[Rows from a dataset of charts and code]
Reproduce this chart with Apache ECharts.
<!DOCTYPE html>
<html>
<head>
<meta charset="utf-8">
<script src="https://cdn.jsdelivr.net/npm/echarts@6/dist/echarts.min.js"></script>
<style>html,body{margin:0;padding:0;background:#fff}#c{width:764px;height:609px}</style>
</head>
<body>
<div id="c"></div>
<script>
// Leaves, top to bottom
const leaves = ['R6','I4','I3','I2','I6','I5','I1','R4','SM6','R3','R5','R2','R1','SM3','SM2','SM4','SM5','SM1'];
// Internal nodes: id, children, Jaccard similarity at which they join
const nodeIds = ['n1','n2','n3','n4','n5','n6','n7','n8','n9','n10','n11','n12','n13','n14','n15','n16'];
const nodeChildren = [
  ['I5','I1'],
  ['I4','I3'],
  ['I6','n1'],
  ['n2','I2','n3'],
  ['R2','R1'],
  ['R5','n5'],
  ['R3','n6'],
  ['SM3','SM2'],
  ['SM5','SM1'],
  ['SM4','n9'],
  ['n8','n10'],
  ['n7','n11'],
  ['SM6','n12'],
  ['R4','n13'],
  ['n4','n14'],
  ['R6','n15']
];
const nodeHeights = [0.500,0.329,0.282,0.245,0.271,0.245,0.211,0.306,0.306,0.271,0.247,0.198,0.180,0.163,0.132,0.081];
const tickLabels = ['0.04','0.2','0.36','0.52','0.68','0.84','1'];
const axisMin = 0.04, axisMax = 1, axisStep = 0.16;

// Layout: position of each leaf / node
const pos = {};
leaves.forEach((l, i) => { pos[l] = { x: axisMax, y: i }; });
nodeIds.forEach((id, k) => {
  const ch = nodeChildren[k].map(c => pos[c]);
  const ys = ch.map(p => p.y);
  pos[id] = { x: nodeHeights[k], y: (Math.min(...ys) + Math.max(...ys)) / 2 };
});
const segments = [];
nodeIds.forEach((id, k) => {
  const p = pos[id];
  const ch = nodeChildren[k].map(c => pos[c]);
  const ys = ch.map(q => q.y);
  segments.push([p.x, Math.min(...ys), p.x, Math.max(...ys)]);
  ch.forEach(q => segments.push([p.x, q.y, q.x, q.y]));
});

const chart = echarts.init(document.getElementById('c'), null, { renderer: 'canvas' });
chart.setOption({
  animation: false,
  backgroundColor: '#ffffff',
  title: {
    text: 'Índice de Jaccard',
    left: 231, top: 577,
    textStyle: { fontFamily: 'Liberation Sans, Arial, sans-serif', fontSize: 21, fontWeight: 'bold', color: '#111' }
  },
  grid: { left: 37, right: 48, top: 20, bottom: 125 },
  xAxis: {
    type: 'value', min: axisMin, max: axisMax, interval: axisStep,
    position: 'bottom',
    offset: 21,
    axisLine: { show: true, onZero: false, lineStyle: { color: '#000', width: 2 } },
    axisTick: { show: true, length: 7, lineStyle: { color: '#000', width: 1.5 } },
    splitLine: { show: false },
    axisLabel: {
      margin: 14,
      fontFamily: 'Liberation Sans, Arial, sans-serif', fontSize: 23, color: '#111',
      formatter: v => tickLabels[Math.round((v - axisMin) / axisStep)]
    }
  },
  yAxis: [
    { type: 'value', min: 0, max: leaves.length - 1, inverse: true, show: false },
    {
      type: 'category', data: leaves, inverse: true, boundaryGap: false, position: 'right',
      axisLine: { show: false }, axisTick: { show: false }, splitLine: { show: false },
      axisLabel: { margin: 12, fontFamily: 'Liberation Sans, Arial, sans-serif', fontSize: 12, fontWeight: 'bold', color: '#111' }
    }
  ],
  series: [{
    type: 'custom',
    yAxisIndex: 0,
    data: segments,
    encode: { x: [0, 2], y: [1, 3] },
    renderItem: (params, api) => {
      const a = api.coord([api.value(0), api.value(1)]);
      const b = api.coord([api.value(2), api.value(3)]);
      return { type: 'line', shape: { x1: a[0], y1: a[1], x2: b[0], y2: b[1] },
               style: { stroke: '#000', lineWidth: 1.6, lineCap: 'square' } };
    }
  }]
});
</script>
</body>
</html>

---

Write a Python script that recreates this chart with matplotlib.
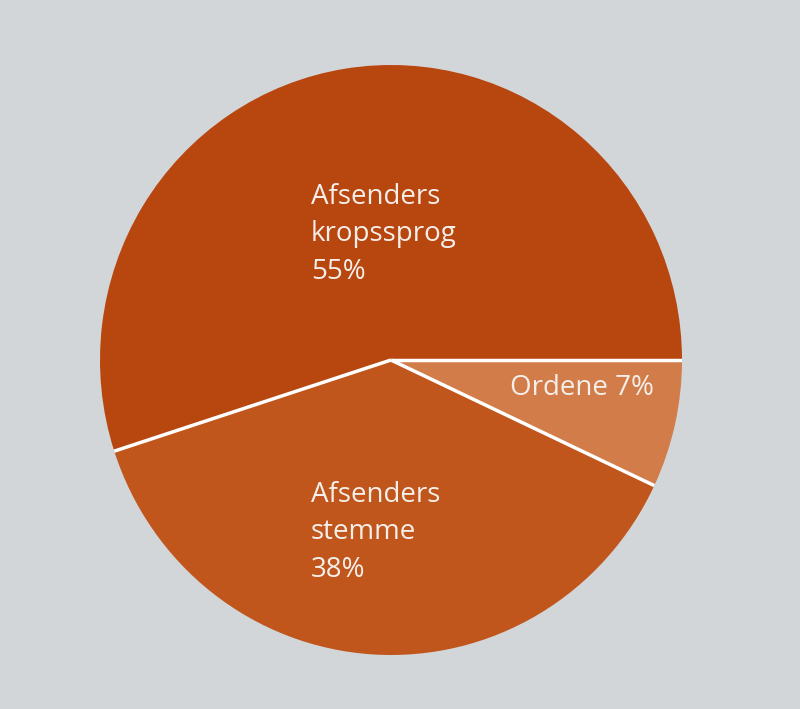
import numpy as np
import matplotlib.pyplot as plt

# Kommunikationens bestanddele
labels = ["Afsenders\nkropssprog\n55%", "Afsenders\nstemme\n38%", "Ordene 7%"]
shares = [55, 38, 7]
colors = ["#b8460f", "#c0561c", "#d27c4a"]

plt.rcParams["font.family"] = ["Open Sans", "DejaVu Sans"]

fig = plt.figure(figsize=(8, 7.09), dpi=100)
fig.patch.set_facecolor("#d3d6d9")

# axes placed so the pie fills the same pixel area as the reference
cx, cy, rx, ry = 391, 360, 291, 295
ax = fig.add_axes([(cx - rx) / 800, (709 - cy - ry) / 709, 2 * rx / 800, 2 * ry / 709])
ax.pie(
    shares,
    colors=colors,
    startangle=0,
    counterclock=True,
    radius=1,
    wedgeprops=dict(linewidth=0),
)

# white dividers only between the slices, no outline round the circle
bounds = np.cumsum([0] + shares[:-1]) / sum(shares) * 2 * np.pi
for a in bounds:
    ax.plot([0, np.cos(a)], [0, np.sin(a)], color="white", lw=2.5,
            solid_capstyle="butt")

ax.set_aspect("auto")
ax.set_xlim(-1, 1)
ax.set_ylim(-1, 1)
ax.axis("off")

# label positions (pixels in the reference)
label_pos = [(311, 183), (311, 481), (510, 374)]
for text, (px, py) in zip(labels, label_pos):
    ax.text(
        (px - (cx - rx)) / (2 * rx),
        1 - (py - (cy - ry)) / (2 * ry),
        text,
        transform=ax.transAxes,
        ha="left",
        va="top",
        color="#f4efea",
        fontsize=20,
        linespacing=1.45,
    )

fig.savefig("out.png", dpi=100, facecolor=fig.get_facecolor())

> _WORK TO DO_
Give only the number of lines in the entries above that hold the string "script".

> _EXERCISE RESULT_
4